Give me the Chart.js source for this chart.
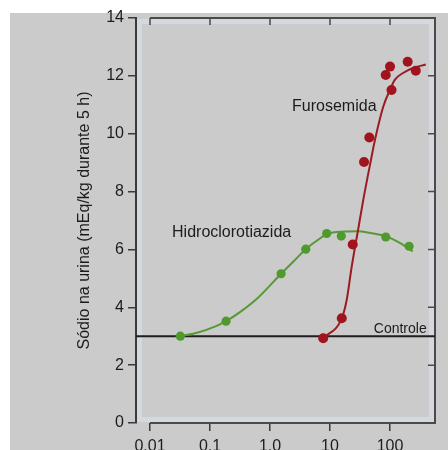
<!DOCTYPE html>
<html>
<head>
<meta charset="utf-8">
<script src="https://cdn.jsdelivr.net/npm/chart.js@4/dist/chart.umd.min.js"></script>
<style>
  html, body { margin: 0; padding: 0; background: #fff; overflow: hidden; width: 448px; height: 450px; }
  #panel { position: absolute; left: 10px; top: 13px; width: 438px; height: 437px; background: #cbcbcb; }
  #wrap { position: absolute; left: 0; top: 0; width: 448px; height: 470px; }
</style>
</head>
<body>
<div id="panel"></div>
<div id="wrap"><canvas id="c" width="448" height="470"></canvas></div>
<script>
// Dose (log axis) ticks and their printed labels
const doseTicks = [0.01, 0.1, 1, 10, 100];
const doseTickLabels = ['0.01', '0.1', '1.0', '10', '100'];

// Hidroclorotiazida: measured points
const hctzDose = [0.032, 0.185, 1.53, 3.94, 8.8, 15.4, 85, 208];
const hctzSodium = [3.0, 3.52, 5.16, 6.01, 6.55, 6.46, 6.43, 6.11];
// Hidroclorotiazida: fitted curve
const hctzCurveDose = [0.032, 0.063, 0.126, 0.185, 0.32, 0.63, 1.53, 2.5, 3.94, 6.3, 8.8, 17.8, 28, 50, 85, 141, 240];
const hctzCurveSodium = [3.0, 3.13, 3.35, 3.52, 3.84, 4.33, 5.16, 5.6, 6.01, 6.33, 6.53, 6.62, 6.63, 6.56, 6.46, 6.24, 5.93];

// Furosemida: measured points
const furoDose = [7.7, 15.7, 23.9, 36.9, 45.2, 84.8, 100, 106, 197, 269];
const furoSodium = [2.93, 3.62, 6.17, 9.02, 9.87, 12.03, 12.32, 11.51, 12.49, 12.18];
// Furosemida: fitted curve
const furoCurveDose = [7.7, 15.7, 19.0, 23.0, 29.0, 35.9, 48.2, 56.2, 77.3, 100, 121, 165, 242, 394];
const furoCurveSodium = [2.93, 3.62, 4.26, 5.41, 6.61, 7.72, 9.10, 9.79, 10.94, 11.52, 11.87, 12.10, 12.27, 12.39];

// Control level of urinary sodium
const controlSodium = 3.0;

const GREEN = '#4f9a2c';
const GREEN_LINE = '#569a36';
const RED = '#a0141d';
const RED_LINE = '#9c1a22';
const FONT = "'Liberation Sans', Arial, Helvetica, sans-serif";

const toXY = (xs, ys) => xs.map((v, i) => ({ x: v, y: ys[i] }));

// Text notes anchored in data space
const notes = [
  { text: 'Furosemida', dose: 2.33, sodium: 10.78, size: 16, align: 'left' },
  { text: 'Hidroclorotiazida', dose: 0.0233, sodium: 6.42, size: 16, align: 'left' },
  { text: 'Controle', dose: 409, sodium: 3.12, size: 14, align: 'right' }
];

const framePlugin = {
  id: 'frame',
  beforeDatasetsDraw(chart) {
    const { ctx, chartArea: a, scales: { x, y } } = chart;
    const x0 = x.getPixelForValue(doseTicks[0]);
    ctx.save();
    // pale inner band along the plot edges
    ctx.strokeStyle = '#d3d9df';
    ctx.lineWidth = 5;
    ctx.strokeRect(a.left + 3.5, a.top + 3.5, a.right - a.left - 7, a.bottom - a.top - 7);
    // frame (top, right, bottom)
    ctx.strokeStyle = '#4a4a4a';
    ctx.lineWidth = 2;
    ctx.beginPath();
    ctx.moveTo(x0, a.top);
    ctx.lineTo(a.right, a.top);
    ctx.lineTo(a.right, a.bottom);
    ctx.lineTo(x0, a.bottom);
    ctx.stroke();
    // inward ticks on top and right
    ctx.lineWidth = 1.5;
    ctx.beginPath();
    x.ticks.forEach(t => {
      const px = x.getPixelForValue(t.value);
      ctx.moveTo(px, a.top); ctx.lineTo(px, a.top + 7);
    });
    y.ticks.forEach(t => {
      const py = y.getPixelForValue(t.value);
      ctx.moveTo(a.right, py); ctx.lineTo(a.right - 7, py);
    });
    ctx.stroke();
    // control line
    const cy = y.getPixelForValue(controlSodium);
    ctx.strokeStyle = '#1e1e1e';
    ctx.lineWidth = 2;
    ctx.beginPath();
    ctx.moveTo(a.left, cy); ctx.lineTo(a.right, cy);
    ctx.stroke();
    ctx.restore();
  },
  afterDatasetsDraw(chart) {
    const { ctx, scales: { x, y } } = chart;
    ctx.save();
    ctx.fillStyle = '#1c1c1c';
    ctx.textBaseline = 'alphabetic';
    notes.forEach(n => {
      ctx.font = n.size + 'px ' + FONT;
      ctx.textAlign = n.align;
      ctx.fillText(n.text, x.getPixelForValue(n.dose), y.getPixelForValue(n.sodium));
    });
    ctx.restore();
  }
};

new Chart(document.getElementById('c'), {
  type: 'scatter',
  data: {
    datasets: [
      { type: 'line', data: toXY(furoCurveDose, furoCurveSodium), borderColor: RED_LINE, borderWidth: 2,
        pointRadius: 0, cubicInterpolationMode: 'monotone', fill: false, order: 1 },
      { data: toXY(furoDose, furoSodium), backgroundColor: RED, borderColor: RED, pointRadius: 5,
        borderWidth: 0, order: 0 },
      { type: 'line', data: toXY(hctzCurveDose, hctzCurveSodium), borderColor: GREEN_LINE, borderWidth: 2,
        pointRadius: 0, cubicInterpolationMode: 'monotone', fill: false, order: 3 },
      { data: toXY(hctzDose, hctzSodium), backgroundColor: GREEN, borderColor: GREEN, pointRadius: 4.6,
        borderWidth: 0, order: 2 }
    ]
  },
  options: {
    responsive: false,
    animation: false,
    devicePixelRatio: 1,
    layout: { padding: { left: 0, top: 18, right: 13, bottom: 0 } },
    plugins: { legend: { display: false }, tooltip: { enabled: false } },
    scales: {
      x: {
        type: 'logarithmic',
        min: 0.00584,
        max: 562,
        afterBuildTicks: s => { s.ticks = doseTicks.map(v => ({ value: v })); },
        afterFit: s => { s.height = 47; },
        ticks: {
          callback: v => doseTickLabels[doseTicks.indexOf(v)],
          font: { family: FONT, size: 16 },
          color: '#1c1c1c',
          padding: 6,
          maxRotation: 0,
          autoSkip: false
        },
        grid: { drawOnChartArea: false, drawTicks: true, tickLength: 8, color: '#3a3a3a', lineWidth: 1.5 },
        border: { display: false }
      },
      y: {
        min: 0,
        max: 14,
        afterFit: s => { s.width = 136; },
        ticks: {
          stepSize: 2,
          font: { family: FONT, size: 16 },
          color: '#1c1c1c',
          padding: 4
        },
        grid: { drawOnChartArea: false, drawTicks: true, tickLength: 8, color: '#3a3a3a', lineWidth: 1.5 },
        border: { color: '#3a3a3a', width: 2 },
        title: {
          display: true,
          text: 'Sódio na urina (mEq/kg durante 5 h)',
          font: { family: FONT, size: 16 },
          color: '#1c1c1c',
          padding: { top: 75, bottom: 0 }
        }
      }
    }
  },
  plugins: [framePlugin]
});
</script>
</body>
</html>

» **EXERCISE DIRECTIONS**
Your task is to restate word for word the lines from the top of the data to the line containing "6.46, 6.24, 5.93];", both ends included, with every picture left out.

» **WRITTEN ANSWER**
Give me the Chart.js source for this chart.
<!DOCTYPE html>
<html>
<head>
<meta charset="utf-8">
<script src="https://cdn.jsdelivr.net/npm/chart.js@4/dist/chart.umd.min.js"></script>
<style>
  html, body { margin: 0; padding: 0; background: #fff; overflow: hidden; width: 448px; height: 450px; }
  #panel { position: absolute; left: 10px; top: 13px; width: 438px; height: 437px; background: #cbcbcb; }
  #wrap { position: absolute; left: 0; top: 0; width: 448px; height: 470px; }
</style>
</head>
<body>
<div id="panel"></div>
<div id="wrap"><canvas id="c" width="448" height="470"></canvas></div>
<script>
// Dose (log axis) ticks and their printed labels
const doseTicks = [0.01, 0.1, 1, 10, 100];
const doseTickLabels = ['0.01', '0.1', '1.0', '10', '100'];

// Hidroclorotiazida: measured points
const hctzDose = [0.032, 0.185, 1.53, 3.94, 8.8, 15.4, 85, 208];
const hctzSodium = [3.0, 3.52, 5.16, 6.01, 6.55, 6.46, 6.43, 6.11];
// Hidroclorotiazida: fitted curve
const hctzCurveDose = [0.032, 0.063, 0.126, 0.185, 0.32, 0.63, 1.53, 2.5, 3.94, 6.3, 8.8, 17.8, 28, 50, 85, 141, 240];
const hctzCurveSodium = [3.0, 3.13, 3.35, 3.52, 3.84, 4.33, 5.16, 5.6, 6.01, 6.33, 6.53, 6.62, 6.63, 6.56, 6.46, 6.24, 5.93];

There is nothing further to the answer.